Three of the Americans, Sokol Ivanaj and cousins Kola Dedvukaj and Rrok Dedvukaj, had lived for decades in Michigan but were on a visit to Montenegro when apprehended. A fourth American, Doda Ljucaj, was the alleged mastermind of the plot. He was born in Montenegro but lived in the United States and was arrested in Vienna, Austria, later in 2006.
The court also convicted five other members of the same ethnic Albanian group of possessing illegal weapons. The 17 were sentenced to prison terms ranging from three months to 6 1/2 years and the Americans received some of the toughest sentences.
"We are not happy with the verdicts. We will appeal," Kole Camaj, a defense lawyer for the group, told reporters outside the court.

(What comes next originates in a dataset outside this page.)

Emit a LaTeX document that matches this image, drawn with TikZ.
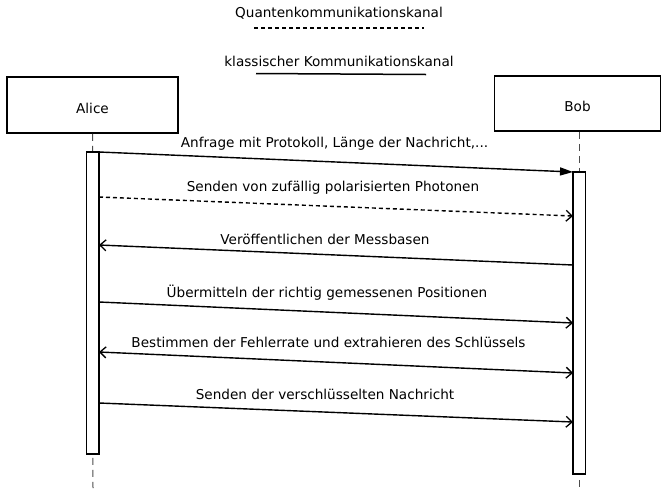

Montenegro has a population of about 600,000, about 7 percent of them ethnic Albanians living mostly in an eastern border region near Albania. Unlike their fellow-ethnic Albanians in Serbia's Kosovo province, the Montenegrin Albanians have not formed a separatist movement or disputed Montenegrin government rule in the past.
The Americans were accused of helping to fund and arm the group with rifles, hand grenades and rocket-propelled grenade launchers. Police said they recovered a stockpile of weapons during the arrest raid in 2006.
The 17 defendants were initially charged with terrorism, but the charges were later changed to those they were convicted of Tuesday. All the defendants pleaded not guilty to the charges.
"I am not happy," said Katrina Dedvukaj, the sister of Rrok Dedvukaj. "We are not terrorists. This is my country."
The case has drawn international criticism of Montenegro over defendants' allegations that the police beat them during and after the arrest. Montenegrin authorities have rejected the accusations.
Montenegro became a sovereign state in 2006 when it ended its alliance with neighboring Serbia, another former Yugoslav republic. Serbia's much larger ethnic Albanian community, living in the southern province of Kosovo, took up arms in 1998 to fight for independence.
Montenegro has had mostly good relations with its ethnic Albanian minority, whose representatives have been included in successive governments in the tiny republic in southeastern Europe.